Representatives of Prime Minister Binyamin Netanyahu have offered to enact legislation to enshrine a “special standing” for minority groups that serve in the IDF, but stopped short of agreeing to amend the controversial nation-state law.
The Hebrew-language Mako news website reported that Yoav Horovitz, a close advisor to Prime Minister Netanyahu and his interim chief of staff, met with Druze leaders Wednesday and offered “solutions that provide answers, both in practical terms and the spirit [of Druze contributions to the state].”
Horovitz reportedly told Druze leader Sheikh Mowafaq Tarif that the prime minister was prepared to anchor the standing of Druze and Circassian Israelis in law, and to recognise the contribution of the Druze community to the security of the nation. The offer is also believed to have included a commitment to preserve existing Druze towns and to build new ones, as well as government investment in Druze religious, cultural and educational institutions.
The offer also contains a guarantee that all minority groups that serve in the IDF will be eligible for post-military benefits, and a promise that Prime Minister Netanyahu will head a ministerial committee to focus on issues pertaining to the Druze community.
However, it is not clear whether the offer will be sufficient to assuage Druze anger over the law. Community leaders, including Sheikh Mowafaq Tarif, the highest-ranking Druze spiritual leader in Israel, have spearheaded a constant stream of criticism by minority groups of the nation-state law since it was ratified by the Knesset on July 19.
Two Druze IDF combat officers have resigned their commissions and called on community members not to serve in the army, and MK Zohair Bahaloul (Zionist Union) resigned from parliament in protest.
“I have told Druze soldiers not to leave the IDF because the battle we are currently fighting is in the civilian arena, not the military,” Safwan Marich, director of the anti-nation-state law campaign in the Druze community, told TPS on Tuesday.
“This is our homeland, we aren’t going anywhere and we aren’t leaving the IDF. This protest is not by the Druze community alone, but by all the Israeli people.
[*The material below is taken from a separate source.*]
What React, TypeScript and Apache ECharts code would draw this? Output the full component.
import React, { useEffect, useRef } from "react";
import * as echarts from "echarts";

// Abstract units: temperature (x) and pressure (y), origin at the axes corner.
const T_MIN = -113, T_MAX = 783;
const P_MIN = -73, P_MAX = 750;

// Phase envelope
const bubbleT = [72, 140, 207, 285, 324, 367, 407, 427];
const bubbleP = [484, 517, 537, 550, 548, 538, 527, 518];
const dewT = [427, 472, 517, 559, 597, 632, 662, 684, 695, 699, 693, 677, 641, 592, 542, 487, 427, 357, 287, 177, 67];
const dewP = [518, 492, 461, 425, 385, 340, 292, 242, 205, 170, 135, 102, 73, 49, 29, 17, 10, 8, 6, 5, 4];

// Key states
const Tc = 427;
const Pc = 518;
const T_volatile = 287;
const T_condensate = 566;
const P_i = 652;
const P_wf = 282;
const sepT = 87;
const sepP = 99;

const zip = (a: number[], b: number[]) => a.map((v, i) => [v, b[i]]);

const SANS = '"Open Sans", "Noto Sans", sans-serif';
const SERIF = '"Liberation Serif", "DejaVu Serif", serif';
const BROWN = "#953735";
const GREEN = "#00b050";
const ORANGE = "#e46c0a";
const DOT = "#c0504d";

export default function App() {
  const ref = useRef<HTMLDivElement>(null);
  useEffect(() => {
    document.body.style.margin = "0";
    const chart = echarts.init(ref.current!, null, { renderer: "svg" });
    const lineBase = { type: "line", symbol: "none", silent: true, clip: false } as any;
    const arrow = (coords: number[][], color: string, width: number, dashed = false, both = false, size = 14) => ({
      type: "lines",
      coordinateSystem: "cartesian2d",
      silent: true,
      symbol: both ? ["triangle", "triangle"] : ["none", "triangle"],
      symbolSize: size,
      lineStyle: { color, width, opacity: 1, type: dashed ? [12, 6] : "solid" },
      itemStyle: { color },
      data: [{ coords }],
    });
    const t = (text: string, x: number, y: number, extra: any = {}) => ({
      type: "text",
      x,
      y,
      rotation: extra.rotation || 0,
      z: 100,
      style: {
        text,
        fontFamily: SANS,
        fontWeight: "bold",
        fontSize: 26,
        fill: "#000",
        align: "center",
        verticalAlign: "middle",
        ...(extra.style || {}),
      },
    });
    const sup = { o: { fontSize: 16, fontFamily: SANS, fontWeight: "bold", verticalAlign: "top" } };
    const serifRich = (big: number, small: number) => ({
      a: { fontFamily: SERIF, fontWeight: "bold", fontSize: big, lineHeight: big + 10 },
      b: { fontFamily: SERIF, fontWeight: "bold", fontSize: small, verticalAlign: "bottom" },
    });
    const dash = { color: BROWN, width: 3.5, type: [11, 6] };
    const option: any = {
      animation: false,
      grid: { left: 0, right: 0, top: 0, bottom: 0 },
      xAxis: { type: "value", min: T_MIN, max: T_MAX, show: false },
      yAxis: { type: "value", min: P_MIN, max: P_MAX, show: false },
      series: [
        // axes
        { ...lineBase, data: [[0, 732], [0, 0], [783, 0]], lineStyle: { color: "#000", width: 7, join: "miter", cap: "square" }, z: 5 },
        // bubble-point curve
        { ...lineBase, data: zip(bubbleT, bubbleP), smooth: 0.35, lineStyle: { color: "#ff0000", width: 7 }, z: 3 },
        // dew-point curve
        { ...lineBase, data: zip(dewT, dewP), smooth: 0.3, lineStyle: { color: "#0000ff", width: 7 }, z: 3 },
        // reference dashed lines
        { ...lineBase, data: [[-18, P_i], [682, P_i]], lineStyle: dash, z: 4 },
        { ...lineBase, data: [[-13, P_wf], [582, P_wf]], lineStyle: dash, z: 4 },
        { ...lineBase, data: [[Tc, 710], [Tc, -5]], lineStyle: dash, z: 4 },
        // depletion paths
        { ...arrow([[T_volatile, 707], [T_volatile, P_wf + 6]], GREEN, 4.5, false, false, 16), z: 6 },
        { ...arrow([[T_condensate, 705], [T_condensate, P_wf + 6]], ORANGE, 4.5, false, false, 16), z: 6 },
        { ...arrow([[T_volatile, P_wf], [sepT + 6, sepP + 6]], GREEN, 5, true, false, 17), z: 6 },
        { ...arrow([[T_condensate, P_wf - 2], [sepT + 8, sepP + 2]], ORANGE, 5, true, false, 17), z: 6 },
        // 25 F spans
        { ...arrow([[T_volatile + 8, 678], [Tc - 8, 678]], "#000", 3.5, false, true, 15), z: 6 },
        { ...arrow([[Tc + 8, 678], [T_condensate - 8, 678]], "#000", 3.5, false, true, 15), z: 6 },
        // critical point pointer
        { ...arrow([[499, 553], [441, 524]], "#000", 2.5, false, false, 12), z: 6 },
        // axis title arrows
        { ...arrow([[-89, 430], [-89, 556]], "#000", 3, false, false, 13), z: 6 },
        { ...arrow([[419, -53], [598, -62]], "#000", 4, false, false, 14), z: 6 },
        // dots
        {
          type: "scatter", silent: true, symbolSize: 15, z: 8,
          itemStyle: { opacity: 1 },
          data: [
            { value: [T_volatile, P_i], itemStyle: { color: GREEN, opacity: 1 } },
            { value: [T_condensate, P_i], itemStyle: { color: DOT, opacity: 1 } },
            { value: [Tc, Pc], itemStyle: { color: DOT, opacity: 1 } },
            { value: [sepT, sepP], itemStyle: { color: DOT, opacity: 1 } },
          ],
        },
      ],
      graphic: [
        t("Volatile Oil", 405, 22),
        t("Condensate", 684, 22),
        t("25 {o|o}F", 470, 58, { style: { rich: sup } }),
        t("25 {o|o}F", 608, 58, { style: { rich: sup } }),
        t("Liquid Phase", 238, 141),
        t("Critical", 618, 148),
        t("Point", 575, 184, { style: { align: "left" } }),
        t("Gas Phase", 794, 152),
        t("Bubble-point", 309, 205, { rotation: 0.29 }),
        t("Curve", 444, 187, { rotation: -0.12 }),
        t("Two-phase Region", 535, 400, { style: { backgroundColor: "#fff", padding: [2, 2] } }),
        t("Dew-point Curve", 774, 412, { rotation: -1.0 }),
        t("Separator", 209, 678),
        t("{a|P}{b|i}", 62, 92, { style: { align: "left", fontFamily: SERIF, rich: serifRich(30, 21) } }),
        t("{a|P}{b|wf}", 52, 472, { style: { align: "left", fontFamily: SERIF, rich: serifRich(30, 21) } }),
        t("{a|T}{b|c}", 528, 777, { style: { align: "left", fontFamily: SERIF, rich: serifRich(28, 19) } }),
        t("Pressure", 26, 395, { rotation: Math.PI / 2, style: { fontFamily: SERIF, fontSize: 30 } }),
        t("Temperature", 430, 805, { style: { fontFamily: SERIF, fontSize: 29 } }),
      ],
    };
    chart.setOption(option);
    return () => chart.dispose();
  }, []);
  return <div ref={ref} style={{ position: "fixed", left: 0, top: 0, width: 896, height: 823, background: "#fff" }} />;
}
Our protest is against the fact that the nation-state law defines the state’s identity but as a minority, I am not included.”
However, Netanyahu has pledged not to amend the law, which stipulates that Israel is “the national home of the Jewish people” and that “the right to realize national self-determination in the State of Israel is unique to the Jewish people.”
The law also enshrines the Israeli flag and the national anthem into law along with Jerusalem as the state’s eternal capital, as well as defining Hebrew as the country’s only official state language, relegating Arabic to a “special status.”